The micro scale is not specifically defined, but, used herein, it means employing dimensions between 1 and 1000 microns. The micro scale is of interest in many environments, particularly in the analytical field where possibly only small quantities of reactants are available.
Plasmas are gases to which an electric field is applied, dissociating molecules of the gas into charged ions. The ions can be employed for a number of purposes although it is a well-recognised property of plasmas that ions are extinguished once they collide with surfaces, for example the surfaces of the container in which the plasma is formed, or the plates of the electrodes. Consequently, containers tend to be large, and plates separated by as large a distance as possible, so that the energy put in to create ions is not lost by ion extinction.
Such large distances have the corollary effect that electric voltages applied by the plates have to be substantial in order to create a sufficiently concentrated electric field to form the desired plasma. Indeed, the high voltage required is frequently the reason why plasmas are not employed in many situations. For example, ozone is produced in plasma, but the cost of production using this technique renders it uneconomic for many purposes, particularly sewage treatment and water sterilisation, which is a relatively low value operation.

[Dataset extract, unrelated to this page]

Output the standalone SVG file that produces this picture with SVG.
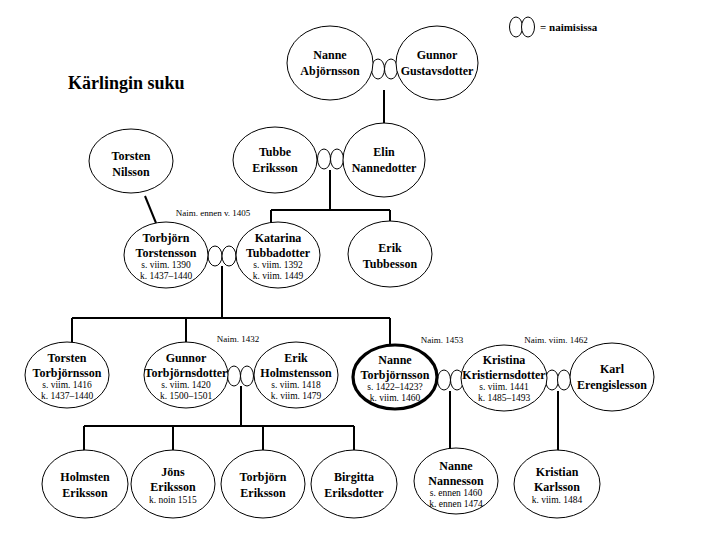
<svg xmlns="http://www.w3.org/2000/svg" width="720" height="540" viewBox="0 0 720 540">
<style>
.n{fill:#fff;stroke:#000;stroke-width:1}
.b{fill:#fff;stroke:#000;stroke-width:3.2}
.r{fill:#fff;stroke:#000;stroke-width:1}
.c{fill:none;stroke:#000;stroke-width:2}
text{font-family:"Liberation Serif","Times New Roman",serif;fill:#000;text-anchor:middle}
.t{font-size:12px;font-weight:bold}
.d{font-size:9.5px}
.s{font-size:9px}
</style>
<rect width="720" height="540" fill="#fff"/>
<text x="68" y="89" style="font-size:18px;font-weight:bold;text-anchor:start">Kärlingin suku</text>
<g id="legend">
<ellipse class="r" cx="516" cy="27" rx="6.5" ry="10"/>
<ellipse class="r" cx="528" cy="27" rx="6.5" ry="10"/>
<text x="540" y="31" style="font-size:11px;font-weight:bold;text-anchor:start">= naimisissa</text>
</g>
<g id="connectors">
<path class="c" d="M384,90 V124"/>
<path class="c" d="M330,170 V210 M271,210 H390 M271,210 V223 M390,210 V221"/>
<path class="c" d="M145,196 L156,223"/>
<path class="c" d="M222,266 V318 M72,318 H390 M72,318 V342 M186,318 V343 M390,318 V345"/>
<path class="c" d="M241,386 V426 M84,426 H354 M84,426 V451 M173,426 V451 M263,426 V451 M354,426 V451"/>
<path class="c" d="M450,391 V449"/>
<path class="c" d="M558,391 V451"/>
</g>
<g id="labels">
<text class="s" x="213" y="216">Naim. ennen v. 1405</text>
<text class="s" x="238" y="342">Naim. 1432</text>
<text class="s" x="442" y="343">Naim. 1453</text>
<text class="s" x="556" y="343">Naim. viim. 1462</text>
</g>
<g id="marriage-rings">
<ellipse class="r" cx="378" cy="69" rx="6.5" ry="10"/><ellipse class="r" cx="391" cy="69" rx="6.5" ry="10"/>
<ellipse class="r" cx="324" cy="159" rx="6.5" ry="10"/><ellipse class="r" cx="337" cy="159" rx="6.5" ry="10"/>
<ellipse class="r" cx="215" cy="256" rx="7" ry="10"/><ellipse class="r" cx="229" cy="256" rx="7" ry="10"/>
<ellipse class="r" cx="234" cy="376" rx="6.5" ry="10"/><ellipse class="r" cx="247" cy="376" rx="6.5" ry="10"/>
<ellipse class="r" cx="444" cy="380" rx="6.5" ry="10"/><ellipse class="r" cx="457" cy="380" rx="6.5" ry="10"/>
<ellipse class="r" cx="552" cy="380" rx="6.5" ry="10"/><ellipse class="r" cx="564" cy="380" rx="6.5" ry="10"/>
</g>
<g id="nanne-abjornsson"><ellipse class="n" cx="330" cy="63" rx="43" ry="37"/><text class="t" x="330" y="59">Nanne</text><text class="t" x="330" y="75">Abjörnsson</text></g>
<g id="gunnor-gustavsdotter"><ellipse class="n" cx="437" cy="63" rx="41" ry="37"/><text class="t" x="437" y="59">Gunnor</text><text class="t" x="437" y="75">Gustavsdotter</text></g>
<g id="tubbe-eriksson"><ellipse class="n" cx="275" cy="160" rx="42" ry="33"/><text class="t" x="275" y="156">Tubbe</text><text class="t" x="275" y="172">Eriksson</text></g>
<g id="elin-nannedotter"><ellipse class="n" cx="384" cy="160" rx="41" ry="37"/><text class="t" x="384" y="156">Elin</text><text class="t" x="384" y="172">Nannedotter</text></g>
<g id="torsten-nilsson"><ellipse class="n" cx="131" cy="161" rx="42" ry="32"/><text class="t" x="131" y="160">Torsten</text><text class="t" x="131" y="176">Nilsson</text></g>
<g id="torbjorn-torstensson"><ellipse class="n" cx="166" cy="255" rx="42" ry="33"/><text class="t" x="166" y="242">Torbjörn</text><text class="t" x="166" y="257">Torstensson</text><text class="d" x="166" y="268">s. viim. 1390</text><text class="d" x="166" y="279">k. 1437–1440</text></g>
<g id="katarina-tubbadotter"><ellipse class="n" cx="278" cy="255" rx="42" ry="33"/><text class="t" x="278" y="242">Katarina</text><text class="t" x="278" y="257">Tubbadotter</text><text class="d" x="278" y="268">s. viim. 1392</text><text class="d" x="278" y="279">k. viim. 1449</text></g>
<g id="erik-tubbesson"><ellipse class="n" cx="390" cy="254" rx="42" ry="33"/><text class="t" x="390" y="252">Erik</text><text class="t" x="390" y="268">Tubbesson</text></g>
<g id="torsten-torbjornsson"><ellipse class="n" cx="67" cy="375" rx="42" ry="33"/><text class="t" x="67" y="362">Torsten</text><text class="t" x="67" y="377">Torbjörnsson</text><text class="d" x="67" y="388">s. viim. 1416</text><text class="d" x="67" y="399">k. 1437–1440</text></g>
<g id="gunnor-torbjornsdotter"><ellipse class="n" cx="186" cy="375" rx="42" ry="33"/><text class="t" x="186" y="362">Gunnor</text><text class="t" x="186" y="377">Torbjörnsdotter</text><text class="d" x="186" y="388">s. viim. 1420</text><text class="d" x="186" y="399">k. 1500–1501</text></g>
<g id="erik-holmstensson"><ellipse class="n" cx="296" cy="375" rx="42" ry="33"/><text class="t" x="296" y="362">Erik</text><text class="t" x="296" y="377">Holmstensson</text><text class="d" x="296" y="388">s. viim. 1418</text><text class="d" x="296" y="399">k. viim. 1479</text></g>
<g id="nanne-torbjornsson"><ellipse class="b" cx="395" cy="377" rx="42" ry="32"/><text class="t" x="395" y="364">Nanne</text><text class="t" x="395" y="379">Torbjörnsson</text><text class="d" x="395" y="390">s. 1422–1423?</text><text class="d" x="395" y="401">k. viim. 1460</text></g>
<g id="kristina-kristiernsdotter"><ellipse class="n" cx="504" cy="378" rx="43" ry="33"/><text class="t" x="504" y="364">Kristina</text><text class="t" x="504" y="379">Kristiernsdotter</text><text class="d" x="504" y="390">s. viim. 1441</text><text class="d" x="504" y="401">k. 1485–1493</text></g>
<g id="karl-erengislesson"><ellipse class="n" cx="612" cy="377" rx="42" ry="34"/><text class="t" x="612" y="373">Karl</text><text class="t" x="612" y="389">Erengislesson</text></g>
<g id="holmsten-eriksson"><ellipse class="n" cx="85" cy="484" rx="43" ry="34"/><text class="t" x="85" y="481">Holmsten</text><text class="t" x="85" y="497">Eriksson</text></g>
<g id="jons-eriksson"><ellipse class="n" cx="173" cy="484" rx="42" ry="34"/><text class="t" x="173" y="476">Jöns</text><text class="t" x="173" y="491">Eriksson</text><text class="d" x="173" y="503">k. noin 1515</text></g>
<g id="torbjorn-eriksson"><ellipse class="n" cx="263" cy="484" rx="42" ry="34"/><text class="t" x="263" y="481">Torbjörn</text><text class="t" x="263" y="497">Eriksson</text></g>
<g id="birgitta-eriksdotter"><ellipse class="n" cx="354" cy="484" rx="43" ry="34"/><text class="t" x="354" y="481">Birgitta</text><text class="t" x="354" y="497">Eriksdotter</text></g>
<g id="nanne-nannesson"><ellipse class="n" cx="456" cy="481" rx="42" ry="33"/><text class="t" x="456" y="470">Nanne</text><text class="t" x="456" y="485">Nannesson</text><text class="d" x="456" y="496">s. ennen 1460</text><text class="d" x="456" y="507">k. ennen 1474</text></g>
<g id="kristian-karlsson"><ellipse class="n" cx="557" cy="484" rx="43" ry="34"/><text class="t" x="557" y="476">Kristian</text><text class="t" x="557" y="491">Karlsson</text><text class="d" x="557" y="503">k. viim. 1484</text></g>
</svg>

Ozone is known to be useful in two applications, at least. A first application is in the sterilisation of water for drinking purposes. Indeed, ozone is the preferred material for water sterilisation in many countries, but not in the UK where economic considerations take precedence. Thus, the less expensive chlorination process is used in the UK to obtain potable water. However, the improved taste of water sterilised with ozone could be achieved if a cost effective method of ozone production was available. This would be especially true if an efficient mechanism for distributing the ozone within the water was also available.
A second application is in a reactor. Ozone is employed to break down unsaturated carbon-carbon bonds of hydrocarbons. This splits large molecules into smaller ones. The smaller molecules can be identified and quantified by other techniques (such as mass spectrometry and chromatography) and this is potentially identifying of the original larger molecule.
There are also many uses of ozone that are economic. For example, ozone is used in the field of medical sterilizers and gas phase atmospheric “cleansers” (the latter removing bacteria, dust and dust mites). These applications use large plasma reactor chambers that are energy intensive.
A method of generating ozone with less power requirements would be desirable. In the field of water treatment, if an economic method of ozone production could be developed, it would also be desirable to have an effective delivery method for the ozone into the water being treated.
Hydrogen is also a useful gas. It can be produced by the plasmolysis of steam. However, the energy employed in its production must not be so high that a good proportion of it is not recoverable later in a hydrogen fuel cell, for instance. Indeed, it is well recognised that production of hydrogen using electricity generated from solar power or other “free” sources is a means of “storing” the electricity for later use, for example when it is wanted but when the solar or wind power have temporarily subsided. It would be desirable to have an efficient production method for hydrogen, as well as a simple separation mechanism to separate it from oxygen, its co-product of plasmolysis of steam.
Microplasma reactors are known [1,2]. Agiral et al [1] concerns reactors to decompose CO2 and relates to the incorporation of nanotubes and nanowires as electrodes. Lindner et al [2] employs microplasmas as a means of reforming hydrocarbons, in particular JP-8 jet fuel, to produce hydrogen for solid oxide fuel cells. However, neither of these papers actually discuss the economics of the proposals.